"""

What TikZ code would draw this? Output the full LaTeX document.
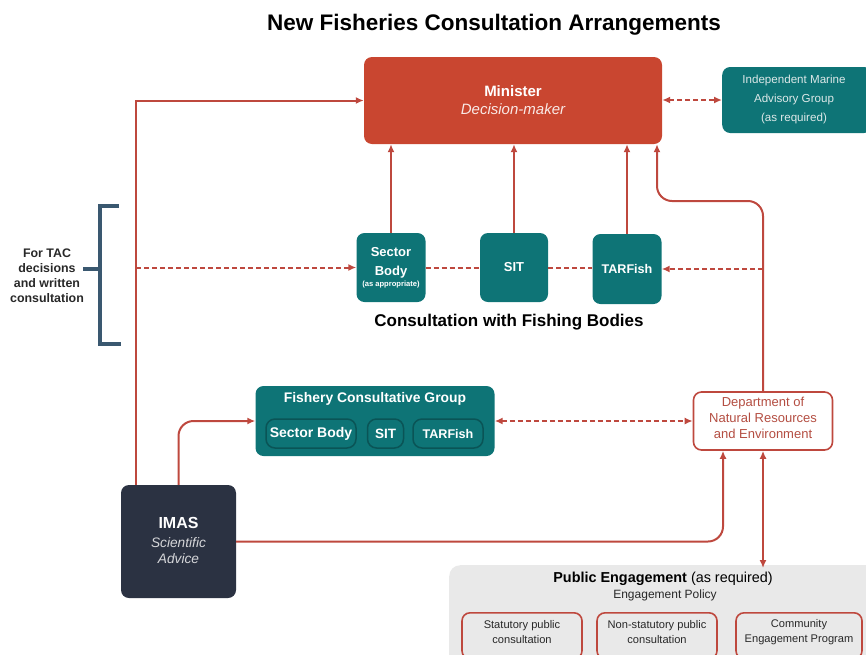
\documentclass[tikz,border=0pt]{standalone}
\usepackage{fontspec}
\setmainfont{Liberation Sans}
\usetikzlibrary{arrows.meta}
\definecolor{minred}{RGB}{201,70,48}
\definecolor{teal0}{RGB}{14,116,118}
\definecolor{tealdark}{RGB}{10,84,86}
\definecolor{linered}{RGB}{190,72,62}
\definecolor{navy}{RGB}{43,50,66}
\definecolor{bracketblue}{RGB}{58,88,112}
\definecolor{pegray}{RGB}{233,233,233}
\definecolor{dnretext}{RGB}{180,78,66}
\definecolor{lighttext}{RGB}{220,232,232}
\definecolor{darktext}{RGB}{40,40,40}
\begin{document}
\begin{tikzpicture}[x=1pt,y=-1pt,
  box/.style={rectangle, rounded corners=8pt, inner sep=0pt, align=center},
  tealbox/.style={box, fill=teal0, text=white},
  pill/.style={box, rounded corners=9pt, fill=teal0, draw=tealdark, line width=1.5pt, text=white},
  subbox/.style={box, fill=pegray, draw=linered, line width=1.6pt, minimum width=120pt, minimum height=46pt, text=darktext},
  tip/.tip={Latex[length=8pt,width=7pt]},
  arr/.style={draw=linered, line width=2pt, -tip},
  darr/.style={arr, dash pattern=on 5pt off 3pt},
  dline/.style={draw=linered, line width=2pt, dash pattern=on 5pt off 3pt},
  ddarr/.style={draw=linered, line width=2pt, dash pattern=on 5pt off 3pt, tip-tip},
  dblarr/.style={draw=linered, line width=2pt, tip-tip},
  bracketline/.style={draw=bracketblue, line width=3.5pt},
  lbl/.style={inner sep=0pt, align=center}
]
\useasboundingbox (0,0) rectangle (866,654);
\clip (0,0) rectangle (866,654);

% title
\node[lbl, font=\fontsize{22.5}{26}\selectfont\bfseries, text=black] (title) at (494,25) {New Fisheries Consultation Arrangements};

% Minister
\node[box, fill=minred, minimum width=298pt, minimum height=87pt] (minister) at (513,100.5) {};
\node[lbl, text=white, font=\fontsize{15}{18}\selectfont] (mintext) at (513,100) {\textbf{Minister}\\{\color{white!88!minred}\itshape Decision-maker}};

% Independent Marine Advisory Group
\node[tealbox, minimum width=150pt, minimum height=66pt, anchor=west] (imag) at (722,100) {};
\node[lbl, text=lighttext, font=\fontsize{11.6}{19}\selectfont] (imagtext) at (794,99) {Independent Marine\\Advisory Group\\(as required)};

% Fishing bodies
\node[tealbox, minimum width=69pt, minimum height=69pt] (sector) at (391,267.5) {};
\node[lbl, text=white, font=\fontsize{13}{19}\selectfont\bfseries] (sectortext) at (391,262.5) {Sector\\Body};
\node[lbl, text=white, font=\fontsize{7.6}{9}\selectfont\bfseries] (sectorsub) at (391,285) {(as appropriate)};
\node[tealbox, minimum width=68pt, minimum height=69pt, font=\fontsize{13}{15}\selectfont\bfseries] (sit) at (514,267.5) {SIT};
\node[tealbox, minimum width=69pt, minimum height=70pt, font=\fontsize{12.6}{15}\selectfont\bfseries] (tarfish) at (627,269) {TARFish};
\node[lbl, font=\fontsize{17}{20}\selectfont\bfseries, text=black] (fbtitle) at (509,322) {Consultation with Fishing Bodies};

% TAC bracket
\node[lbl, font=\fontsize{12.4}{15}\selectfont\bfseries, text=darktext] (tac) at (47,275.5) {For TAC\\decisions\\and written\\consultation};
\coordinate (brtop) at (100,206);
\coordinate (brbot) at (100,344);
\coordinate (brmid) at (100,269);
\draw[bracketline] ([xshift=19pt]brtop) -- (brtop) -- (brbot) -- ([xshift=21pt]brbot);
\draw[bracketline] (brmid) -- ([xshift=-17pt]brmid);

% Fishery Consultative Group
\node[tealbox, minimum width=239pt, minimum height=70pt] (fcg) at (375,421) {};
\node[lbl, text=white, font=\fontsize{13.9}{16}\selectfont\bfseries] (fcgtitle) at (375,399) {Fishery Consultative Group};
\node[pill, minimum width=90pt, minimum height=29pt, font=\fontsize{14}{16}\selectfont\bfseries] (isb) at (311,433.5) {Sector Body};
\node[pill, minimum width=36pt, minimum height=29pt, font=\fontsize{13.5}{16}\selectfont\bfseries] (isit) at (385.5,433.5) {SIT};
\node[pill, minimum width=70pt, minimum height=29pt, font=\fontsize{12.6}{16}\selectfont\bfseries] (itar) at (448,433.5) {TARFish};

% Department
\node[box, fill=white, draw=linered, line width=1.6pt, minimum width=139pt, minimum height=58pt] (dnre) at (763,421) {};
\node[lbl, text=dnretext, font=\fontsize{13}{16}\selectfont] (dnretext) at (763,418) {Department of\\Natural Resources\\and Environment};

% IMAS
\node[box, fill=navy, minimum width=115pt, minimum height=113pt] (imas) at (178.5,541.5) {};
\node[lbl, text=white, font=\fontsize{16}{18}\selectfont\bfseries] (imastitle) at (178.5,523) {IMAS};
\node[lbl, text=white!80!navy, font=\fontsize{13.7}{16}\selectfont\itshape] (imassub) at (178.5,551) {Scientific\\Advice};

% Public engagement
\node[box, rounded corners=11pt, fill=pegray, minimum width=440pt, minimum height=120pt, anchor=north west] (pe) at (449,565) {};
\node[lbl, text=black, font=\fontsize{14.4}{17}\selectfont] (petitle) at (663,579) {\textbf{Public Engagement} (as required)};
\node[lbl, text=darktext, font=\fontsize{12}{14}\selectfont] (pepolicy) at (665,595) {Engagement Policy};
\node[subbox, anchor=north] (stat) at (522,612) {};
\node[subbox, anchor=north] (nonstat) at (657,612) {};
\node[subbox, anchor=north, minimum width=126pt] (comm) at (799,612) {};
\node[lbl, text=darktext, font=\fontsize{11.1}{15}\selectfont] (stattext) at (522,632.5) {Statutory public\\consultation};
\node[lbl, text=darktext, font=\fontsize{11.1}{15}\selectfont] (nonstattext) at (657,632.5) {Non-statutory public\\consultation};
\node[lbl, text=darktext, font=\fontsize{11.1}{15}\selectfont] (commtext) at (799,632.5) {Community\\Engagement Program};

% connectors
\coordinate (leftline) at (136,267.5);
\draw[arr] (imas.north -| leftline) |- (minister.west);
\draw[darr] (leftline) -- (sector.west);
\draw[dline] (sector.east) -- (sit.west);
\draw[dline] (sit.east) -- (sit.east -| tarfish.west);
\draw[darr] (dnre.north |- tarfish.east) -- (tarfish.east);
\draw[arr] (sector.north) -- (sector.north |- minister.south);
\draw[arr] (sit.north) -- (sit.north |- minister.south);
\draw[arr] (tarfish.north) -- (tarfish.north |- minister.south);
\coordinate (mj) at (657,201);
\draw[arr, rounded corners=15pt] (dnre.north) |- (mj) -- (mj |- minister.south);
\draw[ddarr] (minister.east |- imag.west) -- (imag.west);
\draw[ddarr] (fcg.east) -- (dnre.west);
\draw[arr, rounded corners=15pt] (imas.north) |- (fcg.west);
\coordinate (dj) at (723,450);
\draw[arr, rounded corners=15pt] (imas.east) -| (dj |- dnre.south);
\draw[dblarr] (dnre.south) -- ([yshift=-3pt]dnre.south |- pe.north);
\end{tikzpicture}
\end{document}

"""

## [EXERCISE PROMPT]
Output all of the data exactly as it stands, minus any images.

## [IN RESPONSE]
What TikZ code would draw this? Output the full LaTeX document.
\documentclass[tikz,border=0pt]{standalone}
\usepackage{fontspec}
\setmainfont{Liberation Sans}
\usetikzlibrary{arrows.meta}
\definecolor{minred}{RGB}{201,70,48}
\definecolor{teal0}{RGB}{14,116,118}
\definecolor{tealdark}{RGB}{10,84,86}
\definecolor{linered}{RGB}{190,72,62}
\definecolor{navy}{RGB}{43,50,66}
\definecolor{bracketblue}{RGB}{58,88,112}
\definecolor{pegray}{RGB}{233,233,233}
\definecolor{dnretext}{RGB}{180,78,66}
\definecolor{lighttext}{RGB}{220,232,232}
\definecolor{darktext}{RGB}{40,40,40}
\begin{document}
\begin{tikzpicture}[x=1pt,y=-1pt,
  box/.style={rectangle, rounded corners=8pt, inner sep=0pt, align=center},
  tealbox/.style={box, fill=teal0, text=white},
  pill/.style={box, rounded corners=9pt, fill=teal0, draw=tealdark, line width=1.5pt, text=white},
  subbox/.style={box, fill=pegray, draw=linered, line width=1.6pt, minimum width=120pt, minimum height=46pt, text=darktext},
  tip/.tip={Latex[length=8pt,width=7pt]},
  arr/.style={draw=linered, line width=2pt, -tip},
  darr/.style={arr, dash pattern=on 5pt off 3pt},
  dline/.style={draw=linered, line width=2pt, dash pattern=on 5pt off 3pt},
  ddarr/.style={draw=linered, line width=2pt, dash pattern=on 5pt off 3pt, tip-tip},
  dblarr/.style={draw=linered, line width=2pt, tip-tip},
  bracketline/.style={draw=bracketblue, line width=3.5pt},
  lbl/.style={inner sep=0pt, align=center}
]
\useasboundingbox (0,0) rectangle (866,654);
\clip (0,0) rectangle (866,654);

% title
\node[lbl, font=\fontsize{22.5}{26}\selectfont\bfseries, text=black] (title) at (494,25) {New Fisheries Consultation Arrangements};

% Minister
\node[box, fill=minred, minimum width=298pt, minimum height=87pt] (minister) at (513,100.5) {};
\node[lbl, text=white, font=\fontsize{15}{18}\selectfont] (mintext) at (513,100) {\textbf{Minister}\\{\color{white!88!minred}\itshape Decision-maker}};

% Independent Marine Advisory Group
\node[tealbox, minimum width=150pt, minimum height=66pt, anchor=west] (imag) at (722,100) {};
\node[lbl, text=lighttext, font=\fontsize{11.6}{19}\selectfont] (imagtext) at (794,99) {Independent Marine\\Advisory Group\\(as required)};

% Fishing bodies
\node[tealbox, minimum width=69pt, minimum height=69pt] (sector) at (391,267.5) {};
\node[lbl, text=white, font=\fontsize{13}{19}\selectfont\bfseries] (sectortext) at (391,262.5) {Sector\\Body};
\node[lbl, text=white, font=\fontsize{7.6}{9}\selectfont\bfseries] (sectorsub) at (391,285) {(as appropriate)};
\node[tealbox, minimum width=68pt, minimum height=69pt, font=\fontsize{13}{15}\selectfont\bfseries] (sit) at (514,267.5) {SIT};
\node[tealbox, minimum width=69pt, minimum height=70pt, font=\fontsize{12.6}{15}\selectfont\bfseries] (tarfish) at (627,269) {TARFish};
\node[lbl, font=\fontsize{17}{20}\selectfont\bfseries, text=black] (fbtitle) at (509,322) {Consultation with Fishing Bodies};

% TAC bracket
\node[lbl, font=\fontsize{12.4}{15}\selectfont\bfseries, text=darktext] (tac) at (47,275.5) {For TAC\\decisions\\and written\\consultation};
\coordinate (brtop) at (100,206);
\coordinate (brbot) at (100,344);
\coordinate (brmid) at (100,269);
\draw[bracketline] ([xshift=19pt]brtop) -- (brtop) -- (brbot) -- ([xshift=21pt]brbot);
\draw[bracketline] (brmid) -- ([xshift=-17pt]brmid);

% Fishery Consultative Group
\node[tealbox, minimum width=239pt, minimum height=70pt] (fcg) at (375,421) {};
\node[lbl, text=white, font=\fontsize{13.9}{16}\selectfont\bfseries] (fcgtitle) at (375,399) {Fishery Consultative Group};
\node[pill, minimum width=90pt, minimum height=29pt, font=\fontsize{14}{16}\selectfont\bfseries] (isb) at (311,433.5) {Sector Body};
\node[pill, minimum width=36pt, minimum height=29pt, font=\fontsize{13.5}{16}\selectfont\bfseries] (isit) at (385.5,433.5) {SIT};
\node[pill, minimum width=70pt, minimum height=29pt, font=\fontsize{12.6}{16}\selectfont\bfseries] (itar) at (448,433.5) {TARFish};

% Department
\node[box, fill=white, draw=linered, line width=1.6pt, minimum width=139pt, minimum height=58pt] (dnre) at (763,421) {};
\node[lbl, text=dnretext, font=\fontsize{13}{16}\selectfont] (dnretext) at (763,418) {Department of\\Natural Resources\\and Environment};

% IMAS
\node[box, fill=navy, minimum width=115pt, minimum height=113pt] (imas) at (178.5,541.5) {};
\node[lbl, text=white, font=\fontsize{16}{18}\selectfont\bfseries] (imastitle) at (178.5,523) {IMAS};
\node[lbl, text=white!80!navy, font=\fontsize{13.7}{16}\selectfont\itshape] (imassub) at (178.5,551) {Scientific\\Advice};

% Public engagement
\node[box, rounded corners=11pt, fill=pegray, minimum width=440pt, minimum height=120pt, anchor=north west] (pe) at (449,565) {};
\node[lbl, text=black, font=\fontsize{14.4}{17}\selectfont] (petitle) at (663,579) {\textbf{Public Engagement} (as required)};
\node[lbl, text=darktext, font=\fontsize{12}{14}\selectfont] (pepolicy) at (665,595) {Engagement Policy};
\node[subbox, anchor=north] (stat) at (522,612) {};
\node[subbox, anchor=north] (nonstat) at (657,612) {};
\node[subbox, anchor=north, minimum width=126pt] (comm) at (799,612) {};
\node[lbl, text=darktext, font=\fontsize{11.1}{15}\selectfont] (stattext) at (522,632.5) {Statutory public\\consultation};
\node[lbl, text=darktext, font=\fontsize{11.1}{15}\selectfont] (nonstattext) at (657,632.5) {Non-statutory public\\consultation};
\node[lbl, text=darktext, font=\fontsize{11.1}{15}\selectfont] (commtext) at (799,632.5) {Community\\Engagement Program};

% connectors
\coordinate (leftline) at (136,267.5);
\draw[arr] (imas.north -| leftline) |- (minister.west);
\draw[darr] (leftline) -- (sector.west);
\draw[dline] (sector.east) -- (sit.west);
\draw[dline] (sit.east) -- (sit.east -| tarfish.west);
\draw[darr] (dnre.north |- tarfish.east) -- (tarfish.east);
\draw[arr] (sector.north) -- (sector.north |- minister.south);
\draw[arr] (sit.north) -- (sit.north |- minister.south);
\draw[arr] (tarfish.north) -- (tarfish.north |- minister.south);
\coordinate (mj) at (657,201);
\draw[arr, rounded corners=15pt] (dnre.north) |- (mj) -- (mj |- minister.south);
\draw[ddarr] (minister.east |- imag.west) -- (imag.west);
\draw[ddarr] (fcg.east) -- (dnre.west);
\draw[arr, rounded corners=15pt] (imas.north) |- (fcg.west);
\coordinate (dj) at (723,450);
\draw[arr, rounded corners=15pt] (imas.east) -| (dj |- dnre.south);
\draw[dblarr] (dnre.south) -- ([yshift=-3pt]dnre.south |- pe.north);
\end{tikzpicture}
\end{document}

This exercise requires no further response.